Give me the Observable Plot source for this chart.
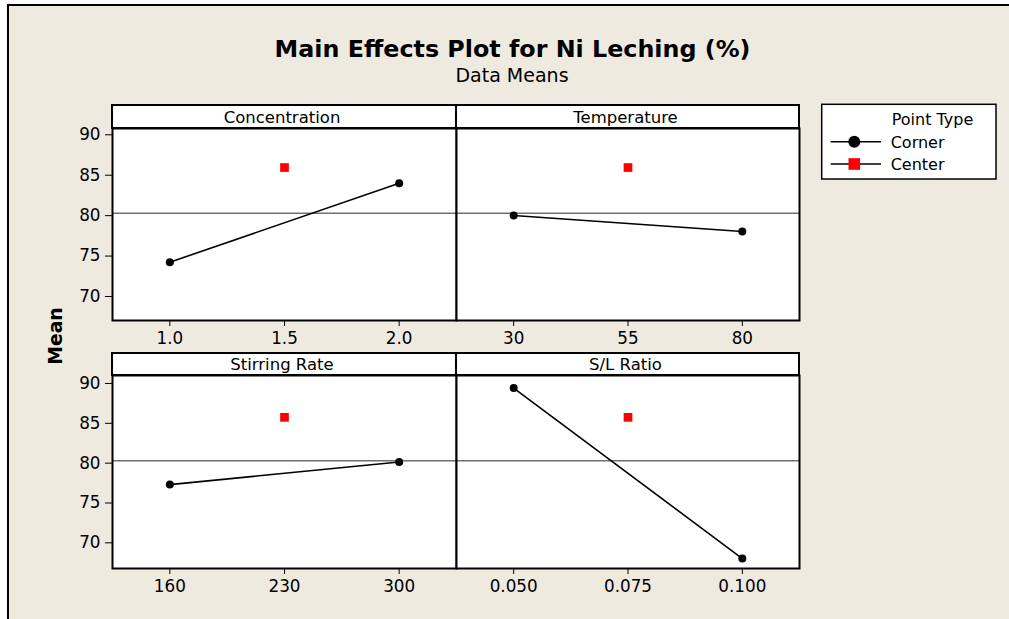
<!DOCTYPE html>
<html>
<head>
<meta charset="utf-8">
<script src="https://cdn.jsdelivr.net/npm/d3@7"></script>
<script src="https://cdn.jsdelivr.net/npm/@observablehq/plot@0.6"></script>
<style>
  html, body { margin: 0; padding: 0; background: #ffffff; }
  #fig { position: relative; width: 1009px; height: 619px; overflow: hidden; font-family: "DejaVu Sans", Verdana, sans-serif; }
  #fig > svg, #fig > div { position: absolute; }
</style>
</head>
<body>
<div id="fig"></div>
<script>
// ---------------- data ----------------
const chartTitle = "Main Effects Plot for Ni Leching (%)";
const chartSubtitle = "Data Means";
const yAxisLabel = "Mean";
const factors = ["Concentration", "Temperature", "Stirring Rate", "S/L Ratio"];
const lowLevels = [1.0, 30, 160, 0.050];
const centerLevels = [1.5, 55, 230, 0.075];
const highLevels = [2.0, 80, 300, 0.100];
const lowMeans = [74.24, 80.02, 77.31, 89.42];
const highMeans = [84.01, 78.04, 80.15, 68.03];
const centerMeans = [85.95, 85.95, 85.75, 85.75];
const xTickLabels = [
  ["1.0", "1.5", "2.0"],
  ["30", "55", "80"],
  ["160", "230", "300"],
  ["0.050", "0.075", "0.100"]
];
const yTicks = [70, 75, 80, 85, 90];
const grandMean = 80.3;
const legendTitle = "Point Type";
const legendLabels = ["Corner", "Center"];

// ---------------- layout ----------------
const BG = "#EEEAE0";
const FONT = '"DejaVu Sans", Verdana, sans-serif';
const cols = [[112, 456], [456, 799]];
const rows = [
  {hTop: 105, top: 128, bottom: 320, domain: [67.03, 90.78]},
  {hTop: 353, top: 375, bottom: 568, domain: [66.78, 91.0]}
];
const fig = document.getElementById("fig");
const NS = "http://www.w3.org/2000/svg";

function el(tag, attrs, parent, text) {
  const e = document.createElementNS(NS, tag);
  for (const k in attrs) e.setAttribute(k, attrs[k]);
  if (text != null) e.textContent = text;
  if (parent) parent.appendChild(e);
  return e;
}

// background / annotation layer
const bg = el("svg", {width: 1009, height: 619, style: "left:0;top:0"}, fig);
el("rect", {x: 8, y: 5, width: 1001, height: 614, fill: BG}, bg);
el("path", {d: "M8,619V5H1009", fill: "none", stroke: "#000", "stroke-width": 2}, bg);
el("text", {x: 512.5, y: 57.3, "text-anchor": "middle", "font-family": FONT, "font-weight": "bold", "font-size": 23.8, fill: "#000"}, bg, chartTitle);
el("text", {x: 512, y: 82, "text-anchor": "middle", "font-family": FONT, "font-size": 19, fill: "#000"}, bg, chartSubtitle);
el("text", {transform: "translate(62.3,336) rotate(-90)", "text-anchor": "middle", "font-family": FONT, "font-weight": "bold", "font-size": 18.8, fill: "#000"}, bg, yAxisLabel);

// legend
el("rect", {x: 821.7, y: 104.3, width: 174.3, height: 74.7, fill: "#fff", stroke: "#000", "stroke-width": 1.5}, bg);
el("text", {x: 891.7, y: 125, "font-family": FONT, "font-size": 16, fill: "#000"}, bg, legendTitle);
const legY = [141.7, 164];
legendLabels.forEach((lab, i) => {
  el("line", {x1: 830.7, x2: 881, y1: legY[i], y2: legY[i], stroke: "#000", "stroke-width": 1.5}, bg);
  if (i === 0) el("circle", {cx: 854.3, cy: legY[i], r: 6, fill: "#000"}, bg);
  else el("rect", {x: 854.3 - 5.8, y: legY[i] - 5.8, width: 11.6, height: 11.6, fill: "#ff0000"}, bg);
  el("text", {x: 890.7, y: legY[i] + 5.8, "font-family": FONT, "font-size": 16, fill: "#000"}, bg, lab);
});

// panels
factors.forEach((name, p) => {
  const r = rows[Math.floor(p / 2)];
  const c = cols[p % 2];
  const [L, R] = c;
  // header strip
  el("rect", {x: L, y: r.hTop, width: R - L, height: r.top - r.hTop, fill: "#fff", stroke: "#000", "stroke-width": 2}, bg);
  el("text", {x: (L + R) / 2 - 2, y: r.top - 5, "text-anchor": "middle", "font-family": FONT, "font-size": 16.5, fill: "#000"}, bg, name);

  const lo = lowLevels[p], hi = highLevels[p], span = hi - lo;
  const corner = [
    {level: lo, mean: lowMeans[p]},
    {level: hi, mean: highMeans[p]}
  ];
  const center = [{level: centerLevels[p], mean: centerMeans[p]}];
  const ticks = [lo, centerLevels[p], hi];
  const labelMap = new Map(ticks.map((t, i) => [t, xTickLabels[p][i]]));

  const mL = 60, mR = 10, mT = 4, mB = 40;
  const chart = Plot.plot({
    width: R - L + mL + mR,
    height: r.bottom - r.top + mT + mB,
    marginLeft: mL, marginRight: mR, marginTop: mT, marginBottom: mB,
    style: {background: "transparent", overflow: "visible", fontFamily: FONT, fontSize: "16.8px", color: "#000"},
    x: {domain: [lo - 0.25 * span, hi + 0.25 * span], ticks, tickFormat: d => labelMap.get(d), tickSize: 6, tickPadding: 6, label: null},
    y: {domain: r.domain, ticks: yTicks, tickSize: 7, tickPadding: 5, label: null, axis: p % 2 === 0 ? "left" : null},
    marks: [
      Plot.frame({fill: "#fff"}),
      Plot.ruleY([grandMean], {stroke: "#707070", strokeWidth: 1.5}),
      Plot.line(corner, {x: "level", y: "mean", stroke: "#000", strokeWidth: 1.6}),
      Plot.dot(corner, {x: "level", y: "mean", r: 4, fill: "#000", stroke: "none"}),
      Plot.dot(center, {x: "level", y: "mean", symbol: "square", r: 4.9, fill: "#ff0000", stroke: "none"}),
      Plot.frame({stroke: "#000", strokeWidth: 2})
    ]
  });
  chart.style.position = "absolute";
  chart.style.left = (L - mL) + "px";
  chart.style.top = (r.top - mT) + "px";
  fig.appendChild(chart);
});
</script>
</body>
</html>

:::

* Given instruction
With the pictures left out, transcribe the material exactly.

* The solution
Give me the Observable Plot source for this chart.
<!DOCTYPE html>
<html>
<head>
<meta charset="utf-8">
<script src="https://cdn.jsdelivr.net/npm/d3@7"></script>
<script src="https://cdn.jsdelivr.net/npm/@observablehq/plot@0.6"></script>
<style>
  html, body { margin: 0; padding: 0; background: #ffffff; }
  #fig { position: relative; width: 1009px; height: 619px; overflow: hidden; font-family: "DejaVu Sans", Verdana, sans-serif; }
  #fig > svg, #fig > div { position: absolute; }
</style>
</head>
<body>
<div id="fig"></div>
<script>
// ---------------- data ----------------
const chartTitle = "Main Effects Plot for Ni Leching (%)";
const chartSubtitle = "Data Means";
const yAxisLabel = "Mean";
const factors = ["Concentration", "Temperature", "Stirring Rate", "S/L Ratio"];
const lowLevels = [1.0, 30, 160, 0.050];
const centerLevels = [1.5, 55, 230, 0.075];
const highLevels = [2.0, 80, 300, 0.100];
const lowMeans = [74.24, 80.02, 77.31, 89.42];
const highMeans = [84.01, 78.04, 80.15, 68.03];
const centerMeans = [85.95, 85.95, 85.75, 85.75];
const xTickLabels = [
  ["1.0", "1.5", "2.0"],
  ["30", "55", "80"],
  ["160", "230", "300"],
  ["0.050", "0.075", "0.100"]
];
const yTicks = [70, 75, 80, 85, 90];
const grandMean = 80.3;
const legendTitle = "Point Type";
const legendLabels = ["Corner", "Center"];

// ---------------- layout ----------------
const BG = "#EEEAE0";
const FONT = '"DejaVu Sans", Verdana, sans-serif';
const cols = [[112, 456], [456, 799]];
const rows = [
  {hTop: 105, top: 128, bottom: 320, domain: [67.03, 90.78]},
  {hTop: 353, top: 375, bottom: 568, domain: [66.78, 91.0]}
];
const fig = document.getElementById("fig");
const NS = "http://www.w3.org/2000/svg";

function el(tag, attrs, parent, text) {
  const e = document.createElementNS(NS, tag);
  for (const k in attrs) e.setAttribute(k, attrs[k]);
  if (text != null) e.textContent = text;
  if (parent) parent.appendChild(e);
  return e;
}

// background / annotation layer
const bg = el("svg", {width: 1009, height: 619, style: "left:0;top:0"}, fig);
el("rect", {x: 8, y: 5, width: 1001, height: 614, fill: BG}, bg);
el("path", {d: "M8,619V5H1009", fill: "none", stroke: "#000", "stroke-width": 2}, bg);
el("text", {x: 512.5, y: 57.3, "text-anchor": "middle", "font-family": FONT, "font-weight": "bold", "font-size": 23.8, fill: "#000"}, bg, chartTitle);
el("text", {x: 512, y: 82, "text-anchor": "middle", "font-family": FONT, "font-size": 19, fill: "#000"}, bg, chartSubtitle);
el("text", {transform: "translate(62.3,336) rotate(-90)", "text-anchor": "middle", "font-family": FONT, "font-weight": "bold", "font-size": 18.8, fill: "#000"}, bg, yAxisLabel);

// legend
el("rect", {x: 821.7, y: 104.3, width: 174.3, height: 74.7, fill: "#fff", stroke: "#000", "stroke-width": 1.5}, bg);
el("text", {x: 891.7, y: 125, "font-family": FONT, "font-size": 16, fill: "#000"}, bg, legendTitle);
const legY = [141.7, 164];
legendLabels.forEach((lab, i) => {
  el("line", {x1: 830.7, x2: 881, y1: legY[i], y2: legY[i], stroke: "#000", "stroke-width": 1.5}, bg);
  if (i === 0) el("circle", {cx: 854.3, cy: legY[i], r: 6, fill: "#000"}, bg);
  else el("rect", {x: 854.3 - 5.8, y: legY[i] - 5.8, width: 11.6, height: 11.6, fill: "#ff0000"}, bg);
  el("text", {x: 890.7, y: legY[i] + 5.8, "font-family": FONT, "font-size": 16, fill: "#000"}, bg, lab);
});

// panels
factors.forEach((name, p) => {
  const r = rows[Math.floor(p / 2)];
  const c = cols[p % 2];
  const [L, R] = c;
  // header strip
  el("rect", {x: L, y: r.hTop, width: R - L, height: r.top - r.hTop, fill: "#fff", stroke: "#000", "stroke-width": 2}, bg);
  el("text", {x: (L + R) / 2 - 2, y: r.top - 5, "text-anchor": "middle", "font-family": FONT, "font-size": 16.5, fill: "#000"}, bg, name);

  const lo = lowLevels[p], hi = highLevels[p], span = hi - lo;
  const corner = [
    {level: lo, mean: lowMeans[p]},
    {level: hi, mean: highMeans[p]}
  ];
  const center = [{level: centerLevels[p], mean: centerMeans[p]}];
  const ticks = [lo, centerLevels[p], hi];
  const labelMap = new Map(ticks.map((t, i) => [t, xTickLabels[p][i]]));

  const mL = 60, mR = 10, mT = 4, mB = 40;
  const chart = Plot.plot({
    width: R - L + mL + mR,
    height: r.bottom - r.top + mT + mB,
    marginLeft: mL, marginRight: mR, marginTop: mT, marginBottom: mB,
    style: {background: "transparent", overflow: "visible", fontFamily: FONT, fontSize: "16.8px", color: "#000"},
    x: {domain: [lo - 0.25 * span, hi + 0.25 * span], ticks, tickFormat: d => labelMap.get(d), tickSize: 6, tickPadding: 6, label: null},
    y: {domain: r.domain, ticks: yTicks, tickSize: 7, tickPadding: 5, label: null, axis: p % 2 === 0 ? "left" : null},
    marks: [
      Plot.frame({fill: "#fff"}),
      Plot.ruleY([grandMean], {stroke: "#707070", strokeWidth: 1.5}),
      Plot.line(corner, {x: "level", y: "mean", stroke: "#000", strokeWidth: 1.6}),
      Plot.dot(corner, {x: "level", y: "mean", r: 4, fill: "#000", stroke: "none"}),
      Plot.dot(center, {x: "level", y: "mean", symbol: "square", r: 4.9, fill: "#ff0000", stroke: "none"}),
      Plot.frame({stroke: "#000", strokeWidth: 2})
    ]
  });
  chart.style.position = "absolute";
  chart.style.left = (L - mL) + "px";
  chart.style.top = (r.top - mT) + "px";
  fig.appendChild(chart);
});
</script>
</body>
</html>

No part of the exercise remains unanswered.